WHAT THIS TASK INVOLVES: Give back only the lines from the one that contains "Convert this chart" through the one that contains "Chart.register(...registerables);", word for word and without images.

[Begin]

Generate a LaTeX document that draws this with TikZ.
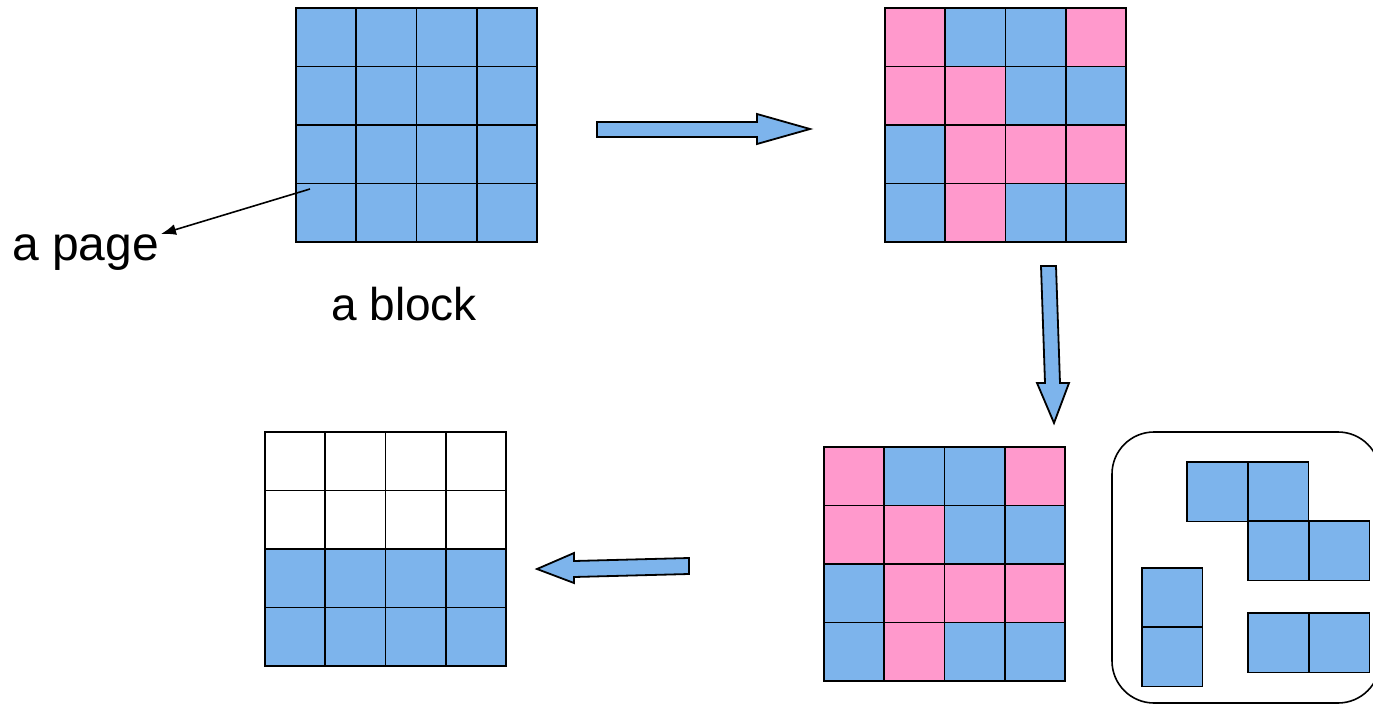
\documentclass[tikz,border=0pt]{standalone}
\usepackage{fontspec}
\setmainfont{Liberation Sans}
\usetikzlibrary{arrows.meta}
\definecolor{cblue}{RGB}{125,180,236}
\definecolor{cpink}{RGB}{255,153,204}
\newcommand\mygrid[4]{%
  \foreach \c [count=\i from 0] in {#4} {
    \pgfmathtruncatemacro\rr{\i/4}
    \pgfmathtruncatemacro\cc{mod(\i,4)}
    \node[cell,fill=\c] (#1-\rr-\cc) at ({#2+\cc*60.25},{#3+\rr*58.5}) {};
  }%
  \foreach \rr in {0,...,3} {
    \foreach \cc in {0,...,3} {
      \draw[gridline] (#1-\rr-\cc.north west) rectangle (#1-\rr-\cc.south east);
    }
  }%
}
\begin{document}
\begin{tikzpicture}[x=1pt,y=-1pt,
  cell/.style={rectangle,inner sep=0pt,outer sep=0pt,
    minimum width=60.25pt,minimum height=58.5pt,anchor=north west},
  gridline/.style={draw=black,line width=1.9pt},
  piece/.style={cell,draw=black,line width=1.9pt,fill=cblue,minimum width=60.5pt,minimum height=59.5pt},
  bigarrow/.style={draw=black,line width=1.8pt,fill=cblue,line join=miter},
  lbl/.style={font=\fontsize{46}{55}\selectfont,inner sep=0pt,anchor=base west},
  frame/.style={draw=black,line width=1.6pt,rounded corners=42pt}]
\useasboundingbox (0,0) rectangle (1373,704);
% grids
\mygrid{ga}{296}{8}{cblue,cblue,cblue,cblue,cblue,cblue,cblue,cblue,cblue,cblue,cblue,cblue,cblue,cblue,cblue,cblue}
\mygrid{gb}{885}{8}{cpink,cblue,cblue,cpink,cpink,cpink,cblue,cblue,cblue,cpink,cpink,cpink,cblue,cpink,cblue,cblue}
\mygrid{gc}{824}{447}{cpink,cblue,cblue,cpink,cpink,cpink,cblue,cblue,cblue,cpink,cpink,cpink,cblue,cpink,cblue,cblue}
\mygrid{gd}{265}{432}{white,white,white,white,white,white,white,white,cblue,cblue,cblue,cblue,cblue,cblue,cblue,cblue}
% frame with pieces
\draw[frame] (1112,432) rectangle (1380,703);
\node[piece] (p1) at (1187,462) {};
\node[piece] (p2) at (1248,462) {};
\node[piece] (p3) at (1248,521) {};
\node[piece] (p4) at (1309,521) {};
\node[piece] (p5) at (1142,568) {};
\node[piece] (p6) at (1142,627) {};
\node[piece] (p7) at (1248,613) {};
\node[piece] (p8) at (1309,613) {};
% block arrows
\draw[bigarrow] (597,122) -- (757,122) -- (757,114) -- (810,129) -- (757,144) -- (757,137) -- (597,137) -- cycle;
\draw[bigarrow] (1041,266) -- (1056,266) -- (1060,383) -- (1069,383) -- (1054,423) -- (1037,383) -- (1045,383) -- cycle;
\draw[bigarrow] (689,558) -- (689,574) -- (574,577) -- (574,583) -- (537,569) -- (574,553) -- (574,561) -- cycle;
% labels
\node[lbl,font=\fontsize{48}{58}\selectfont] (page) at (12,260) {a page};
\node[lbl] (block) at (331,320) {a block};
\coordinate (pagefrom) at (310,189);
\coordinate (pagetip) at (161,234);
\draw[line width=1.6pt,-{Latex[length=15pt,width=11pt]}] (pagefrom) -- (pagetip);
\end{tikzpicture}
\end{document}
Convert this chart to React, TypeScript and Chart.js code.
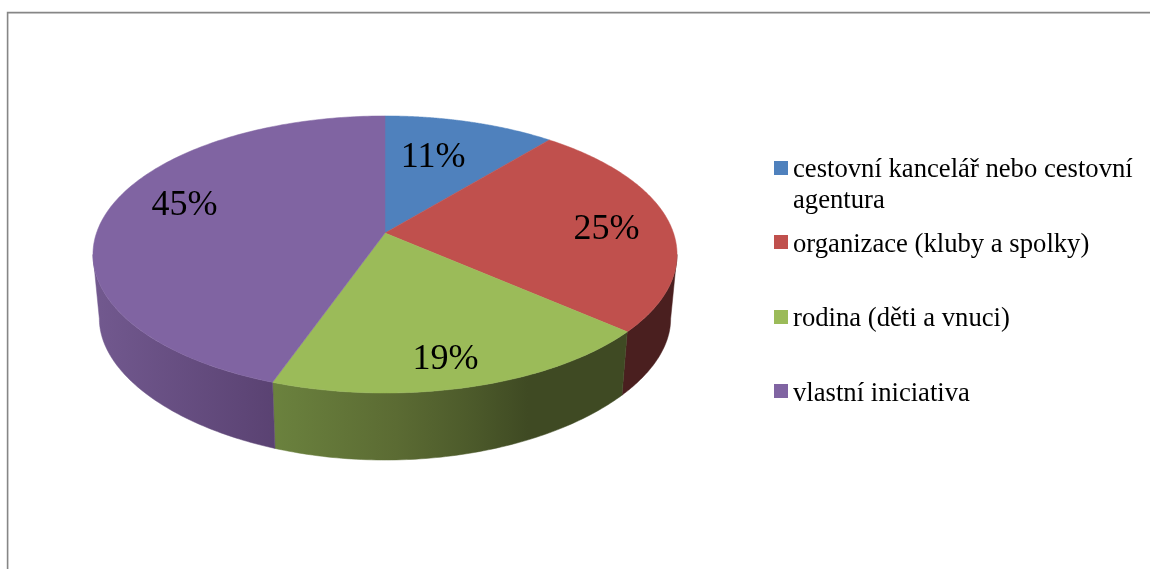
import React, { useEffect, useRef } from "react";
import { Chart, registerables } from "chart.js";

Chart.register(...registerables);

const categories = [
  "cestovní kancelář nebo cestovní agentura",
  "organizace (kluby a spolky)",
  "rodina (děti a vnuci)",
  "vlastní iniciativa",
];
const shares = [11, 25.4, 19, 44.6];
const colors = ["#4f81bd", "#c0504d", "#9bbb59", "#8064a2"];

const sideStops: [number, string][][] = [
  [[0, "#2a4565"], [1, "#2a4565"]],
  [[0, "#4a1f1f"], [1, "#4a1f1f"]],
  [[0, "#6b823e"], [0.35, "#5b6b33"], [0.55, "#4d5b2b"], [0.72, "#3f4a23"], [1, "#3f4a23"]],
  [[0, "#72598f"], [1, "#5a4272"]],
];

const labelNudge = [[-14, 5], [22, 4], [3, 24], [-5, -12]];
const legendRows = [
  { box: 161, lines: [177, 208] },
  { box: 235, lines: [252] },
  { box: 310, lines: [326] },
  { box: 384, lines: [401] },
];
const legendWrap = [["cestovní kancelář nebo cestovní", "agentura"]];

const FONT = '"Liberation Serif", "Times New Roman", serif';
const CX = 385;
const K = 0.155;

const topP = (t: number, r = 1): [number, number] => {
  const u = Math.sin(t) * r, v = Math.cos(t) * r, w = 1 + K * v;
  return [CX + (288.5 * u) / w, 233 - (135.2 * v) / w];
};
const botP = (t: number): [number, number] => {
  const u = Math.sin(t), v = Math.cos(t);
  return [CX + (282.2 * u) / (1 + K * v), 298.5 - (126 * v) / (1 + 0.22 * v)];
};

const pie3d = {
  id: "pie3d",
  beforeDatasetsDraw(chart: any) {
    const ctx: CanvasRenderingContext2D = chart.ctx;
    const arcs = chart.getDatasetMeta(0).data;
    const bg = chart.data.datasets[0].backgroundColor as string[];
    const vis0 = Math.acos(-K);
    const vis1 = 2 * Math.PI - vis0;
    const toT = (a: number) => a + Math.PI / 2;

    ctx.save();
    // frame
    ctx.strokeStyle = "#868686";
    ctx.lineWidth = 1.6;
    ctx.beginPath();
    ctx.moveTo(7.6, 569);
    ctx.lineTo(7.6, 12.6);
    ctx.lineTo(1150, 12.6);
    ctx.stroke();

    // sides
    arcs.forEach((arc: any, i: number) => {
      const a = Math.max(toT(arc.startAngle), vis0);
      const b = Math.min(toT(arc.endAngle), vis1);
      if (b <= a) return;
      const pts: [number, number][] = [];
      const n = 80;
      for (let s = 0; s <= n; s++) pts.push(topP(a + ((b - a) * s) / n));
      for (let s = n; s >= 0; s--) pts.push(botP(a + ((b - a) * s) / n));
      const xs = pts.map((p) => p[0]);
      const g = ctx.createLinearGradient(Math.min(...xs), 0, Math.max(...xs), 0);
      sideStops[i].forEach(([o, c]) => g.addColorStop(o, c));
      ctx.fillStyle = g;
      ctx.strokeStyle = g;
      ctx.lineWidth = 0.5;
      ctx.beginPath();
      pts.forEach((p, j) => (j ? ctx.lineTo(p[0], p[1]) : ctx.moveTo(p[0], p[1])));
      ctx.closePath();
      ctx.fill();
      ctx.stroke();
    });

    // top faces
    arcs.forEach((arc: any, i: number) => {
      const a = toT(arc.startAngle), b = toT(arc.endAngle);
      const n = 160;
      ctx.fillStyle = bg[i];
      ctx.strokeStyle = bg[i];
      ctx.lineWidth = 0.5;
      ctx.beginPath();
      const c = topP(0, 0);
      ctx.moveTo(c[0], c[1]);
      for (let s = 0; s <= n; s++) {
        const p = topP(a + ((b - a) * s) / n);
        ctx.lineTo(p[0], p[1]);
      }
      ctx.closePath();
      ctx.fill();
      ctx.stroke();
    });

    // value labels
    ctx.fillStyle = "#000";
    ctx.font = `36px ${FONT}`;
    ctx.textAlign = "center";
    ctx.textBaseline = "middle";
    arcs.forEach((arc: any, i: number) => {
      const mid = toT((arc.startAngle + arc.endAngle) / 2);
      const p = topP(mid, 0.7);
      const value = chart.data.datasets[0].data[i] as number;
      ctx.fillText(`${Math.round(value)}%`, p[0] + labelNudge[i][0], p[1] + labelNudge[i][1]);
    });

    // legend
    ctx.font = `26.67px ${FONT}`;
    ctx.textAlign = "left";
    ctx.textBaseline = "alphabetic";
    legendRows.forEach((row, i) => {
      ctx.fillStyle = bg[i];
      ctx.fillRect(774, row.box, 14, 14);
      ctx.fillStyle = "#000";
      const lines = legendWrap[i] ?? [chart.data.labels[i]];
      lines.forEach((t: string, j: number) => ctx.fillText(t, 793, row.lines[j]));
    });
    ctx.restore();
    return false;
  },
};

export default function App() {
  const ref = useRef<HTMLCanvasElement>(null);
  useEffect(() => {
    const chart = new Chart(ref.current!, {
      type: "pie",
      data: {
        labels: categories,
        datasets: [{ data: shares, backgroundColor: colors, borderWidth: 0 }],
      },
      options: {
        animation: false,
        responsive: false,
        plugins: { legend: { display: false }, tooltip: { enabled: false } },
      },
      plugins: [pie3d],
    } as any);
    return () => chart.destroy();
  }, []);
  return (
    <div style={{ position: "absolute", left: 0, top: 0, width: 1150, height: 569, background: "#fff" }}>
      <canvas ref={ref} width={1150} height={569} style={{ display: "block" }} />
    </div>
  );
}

[End]

WRITTEN SOLUTION:
Convert this chart to React, TypeScript and Chart.js code.
import React, { useEffect, useRef } from "react";
import { Chart, registerables } from "chart.js";

Chart.register(...registerables);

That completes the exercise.